Back in Washington, Patrick was given a Special Achievement Award from the Secretary of Labor and went on to become a specialist in internal labor union affairs. Eager to gain more courtroom experience, he left government law practice to found a private D.C. law firm. From 1988 to 2000, he was counsel of record in over 1300 criminal cases and had over 100 trials. He served as President of the D.C. Superior Court Trial Lawyers Association, which is the largest association of criminal lawyers in the Washington, D.C. municipal courts. Patrick also served on the Executive Board of the D.C. Chapter, National Association of Criminal Defense Lawyers and was appointed by the Chief Judge of the D.C. Superior Court to the Advisory Commission on Sentencing to the D.C. City Council.

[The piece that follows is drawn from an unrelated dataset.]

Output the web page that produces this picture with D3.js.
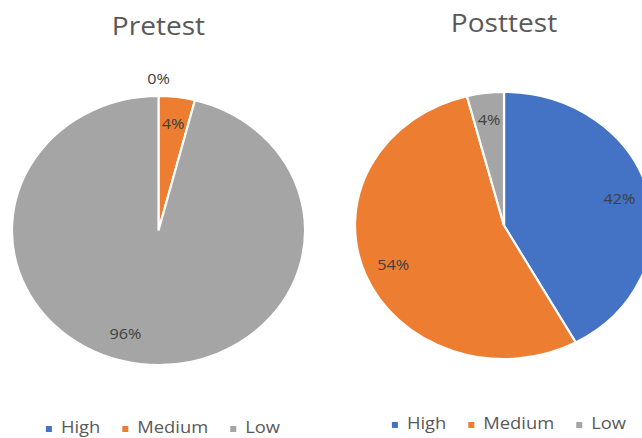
<!DOCTYPE html>
<html>
<head>
<meta charset="utf-8">
<script src="https://cdn.jsdelivr.net/npm/d3@7"></script>
<style>
body { margin: 0; background: #fff; }
text { font-family: "Open Sans", sans-serif; }
</style>
</head>
<body>
<script>
var width = 642, height = 438;

var categories = ["High", "Medium", "Low"];
var pretest = [0, 4, 96];
var posttest = [42, 54, 4];
var titles = ["Pretest", "Posttest"];

var colors = ["#4472C4", "#ED7D31", "#A5A5A5"];
var stretch = 1.08; // the picture is a bit wider than tall

var charts = [
    {title: titles[0], values: pretest, cx: 158.5, cy: 230.5, rx: 146.5, ry: 134.5, titleY: 35, legendY: 433, legendX: 163},
    {title: titles[1], values: posttest, cx: 504, cy: 225.5, rx: 149, ry: 133.5, titleY: 32, legendY: 429, legendX: 509}
];

var svg = d3.select("body")
.append("svg")
.attr("width", width)
.attr("height", height)
.attr("id", "svg");

var pie = d3.pie().sort(null).value(function(d){ return d; });

charts.forEach(function(c, ci){
    var g = svg.append("g").attr("class", "chart");

    g.append("text")
    .attr("transform", "translate(" + c.cx + "," + c.titleY + ") scale(" + stretch + ",1)")
    .attr("text-anchor", "middle")
    .attr("font-size", 26)
    .attr("fill", "#595959")
    .text(c.title);

    var arcs = pie(c.values);
    var arc = d3.arc().innerRadius(0).outerRadius(c.ry);

    var pg = g.append("g")
    .attr("transform", "translate(" + c.cx + "," + c.cy + ") scale(" + (c.rx / c.ry) + ",1)");

    pg.selectAll(".slice")
    .data(arcs)
    .enter().append("path")
    .attr("class", "slice")
    .attr("d", arc)
    .attr("fill", function(d, i){ return colors[i]; })
    .attr("stroke", "#fff")
    .attr("stroke-width", 2);

    // labels, placed on the ellipse at the slice mid angle
    g.selectAll(".lbl")
    .data(arcs)
    .enter().append("text")
    .attr("class", "lbl")
    .attr("transform", function(d){
        var a = (d.startAngle + d.endAngle) / 2;
        var f = d.value === 0 ? 1.13 : 0.8;
        if (d.value > 90) a += 0.16;
        var x = c.cx + Math.sin(a) * c.rx * f;
        var y = c.cy - Math.cos(a) * c.ry * f + 5;
        return "translate(" + x + "," + y + ") scale(" + stretch + ",1)";
    })
    .attr("text-anchor", "middle")
    .attr("font-size", 15)
    .attr("fill", "#404040")
    .text(function(d){ return d.value + "%"; });

    // legend
    var lg = g.append("g").attr("class", "legend");
    var items = lg.selectAll(".item")
    .data(categories)
    .enter().append("g")
    .attr("class", "item");

    items.append("rect")
    .attr("width", 6)
    .attr("height", 6)
    .attr("y", -7)
    .attr("fill", function(d, i){ return colors[i]; });

    items.append("text")
    .attr("transform", "translate(15,0) scale(" + stretch + ",1)")
    .attr("font-size", 17)
    .attr("fill", "#595959")
    .text(function(d){ return d; });

    var x = 0;
    items.each(function(){
        var t = d3.select(this).select("text").node();
        d3.select(this).attr("transform", "translate(" + x + ",0)");
        x += 15 + t.getComputedTextLength() * stretch + 22;
    });
    var total = x - 22;
    lg.attr("transform", "translate(" + (c.legendX - total / 2) + "," + c.legendY + ")");
});
</script>
</body>
</html>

In 2001, Patrick returned to government as a policy advisor specializing in internal union affairs.
Writing Career
Patrick's first publication was in CLIO: A Journal of History (1978) and entitled "No Neutrals: The Harlan County Coal Strike of 1931." This article detailed a famous miners' trial attended and chronicled by John Dos Passos and Theodore Dreiser. That same year he completed "From Coalition to Bureaucracy", a Masters Thesis on the struggle for control of the United Automobile Workers between a communist-led coalition and a coalition led by legendary labor leader Walter Reuther. Throughout the Eighties Patrick wrote various nonfiction pieces on labor law. His first published work of fiction was "The Suit", carried in an April, 1991 edition of the Washington City Paper. Throughout the nineties Patrick published various criminal law articles. His first novel, The Only Pure Thing, was released in January, 2007 and Patrick is presently working on the second novel, Scorpio Rising. Patrick is active in the Mystery Writers of America and has served on the Executive Board and as Vice-President of the Mid-Atlantic Chapter, consisting of the District of Columbia, Maryland, and Virginia.